**Data lines**

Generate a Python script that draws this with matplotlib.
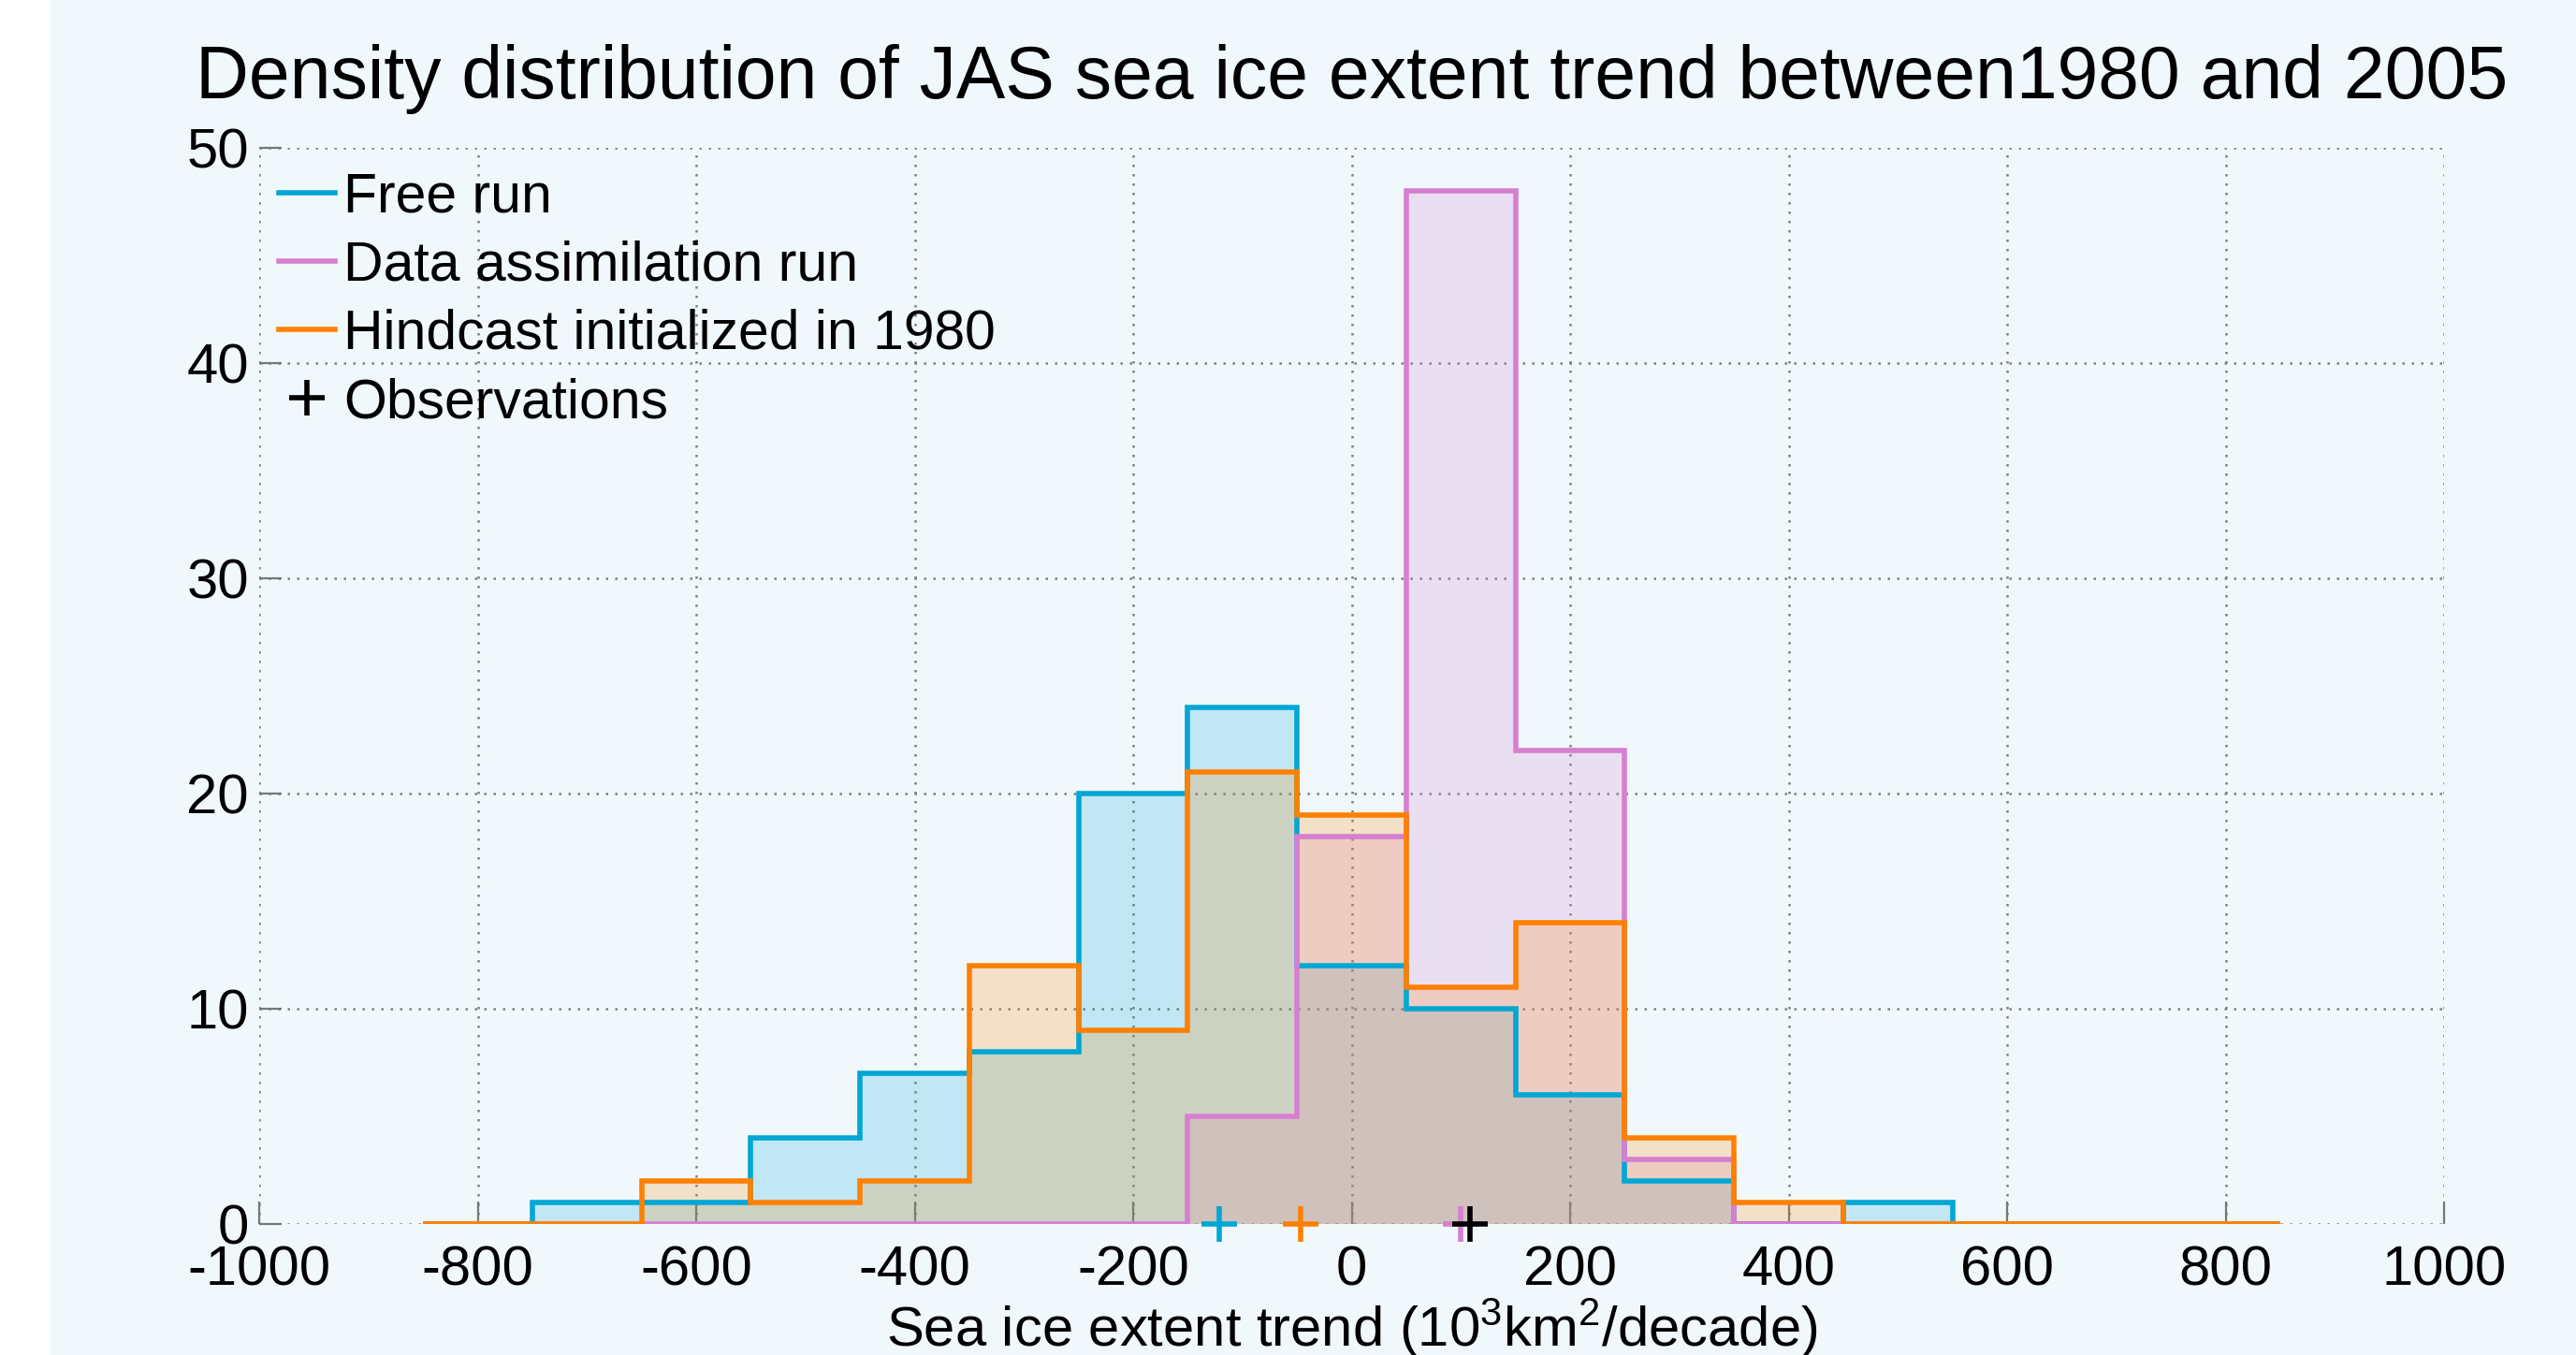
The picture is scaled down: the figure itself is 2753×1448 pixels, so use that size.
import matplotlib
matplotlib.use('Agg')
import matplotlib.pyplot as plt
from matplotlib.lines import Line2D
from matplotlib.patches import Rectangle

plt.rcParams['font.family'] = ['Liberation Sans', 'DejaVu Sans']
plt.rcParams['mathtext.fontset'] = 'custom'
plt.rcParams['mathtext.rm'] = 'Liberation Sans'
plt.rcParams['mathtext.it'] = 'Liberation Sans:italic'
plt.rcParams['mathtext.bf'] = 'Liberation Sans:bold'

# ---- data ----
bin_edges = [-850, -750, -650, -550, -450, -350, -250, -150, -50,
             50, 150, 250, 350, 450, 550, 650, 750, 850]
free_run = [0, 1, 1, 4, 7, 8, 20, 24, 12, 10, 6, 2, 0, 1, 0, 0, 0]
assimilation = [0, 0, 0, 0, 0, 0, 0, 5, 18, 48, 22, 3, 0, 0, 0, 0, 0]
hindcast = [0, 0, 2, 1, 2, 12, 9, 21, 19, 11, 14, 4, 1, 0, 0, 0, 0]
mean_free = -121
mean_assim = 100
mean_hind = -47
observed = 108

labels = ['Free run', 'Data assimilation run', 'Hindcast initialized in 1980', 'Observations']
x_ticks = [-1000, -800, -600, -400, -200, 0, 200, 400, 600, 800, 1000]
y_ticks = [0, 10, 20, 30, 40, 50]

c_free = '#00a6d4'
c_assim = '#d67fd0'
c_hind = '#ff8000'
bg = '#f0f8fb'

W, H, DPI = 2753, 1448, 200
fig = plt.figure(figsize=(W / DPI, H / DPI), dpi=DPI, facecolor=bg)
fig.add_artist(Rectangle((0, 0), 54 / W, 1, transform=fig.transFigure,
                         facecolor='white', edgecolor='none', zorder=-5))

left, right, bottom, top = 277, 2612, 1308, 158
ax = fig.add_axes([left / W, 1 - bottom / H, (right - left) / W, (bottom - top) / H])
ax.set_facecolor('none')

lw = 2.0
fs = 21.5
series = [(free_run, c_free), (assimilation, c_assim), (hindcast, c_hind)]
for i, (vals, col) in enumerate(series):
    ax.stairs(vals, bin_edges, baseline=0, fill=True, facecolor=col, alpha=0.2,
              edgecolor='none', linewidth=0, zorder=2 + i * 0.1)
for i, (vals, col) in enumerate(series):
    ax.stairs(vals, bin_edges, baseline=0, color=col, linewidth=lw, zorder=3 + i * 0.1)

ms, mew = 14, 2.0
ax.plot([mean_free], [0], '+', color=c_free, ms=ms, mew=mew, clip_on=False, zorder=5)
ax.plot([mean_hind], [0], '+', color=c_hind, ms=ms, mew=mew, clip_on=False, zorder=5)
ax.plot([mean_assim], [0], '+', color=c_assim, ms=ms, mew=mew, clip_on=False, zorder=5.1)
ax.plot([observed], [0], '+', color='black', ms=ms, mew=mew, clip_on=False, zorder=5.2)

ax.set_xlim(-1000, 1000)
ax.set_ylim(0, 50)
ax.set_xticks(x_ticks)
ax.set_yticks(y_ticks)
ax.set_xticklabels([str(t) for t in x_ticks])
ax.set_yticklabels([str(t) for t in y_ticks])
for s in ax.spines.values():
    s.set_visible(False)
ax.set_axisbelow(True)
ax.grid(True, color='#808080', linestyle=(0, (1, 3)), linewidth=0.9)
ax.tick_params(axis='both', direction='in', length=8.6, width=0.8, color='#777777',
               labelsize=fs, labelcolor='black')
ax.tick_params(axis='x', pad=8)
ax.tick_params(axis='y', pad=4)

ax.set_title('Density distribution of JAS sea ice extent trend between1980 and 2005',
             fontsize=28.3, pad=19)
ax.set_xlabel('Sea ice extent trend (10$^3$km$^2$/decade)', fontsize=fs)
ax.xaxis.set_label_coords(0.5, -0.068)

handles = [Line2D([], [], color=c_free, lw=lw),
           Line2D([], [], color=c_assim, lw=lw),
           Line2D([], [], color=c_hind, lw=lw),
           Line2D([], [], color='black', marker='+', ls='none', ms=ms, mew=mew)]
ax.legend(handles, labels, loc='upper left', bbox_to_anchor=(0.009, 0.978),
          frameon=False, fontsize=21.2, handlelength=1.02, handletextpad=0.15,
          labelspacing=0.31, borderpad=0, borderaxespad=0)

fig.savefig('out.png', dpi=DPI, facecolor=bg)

**Exercise description**
Taking the lines above, repeat exactly those from the line that contains "The picture is" through the line that contains "from matplotlib.patches import Rectangle", and both of those lines as well. Include nothing else.

**Output below**
The picture is scaled down: the figure itself is 2753×1448 pixels, so use that size.
import matplotlib
matplotlib.use('Agg')
import matplotlib.pyplot as plt
from matplotlib.lines import Line2D
from matplotlib.patches import Rectangle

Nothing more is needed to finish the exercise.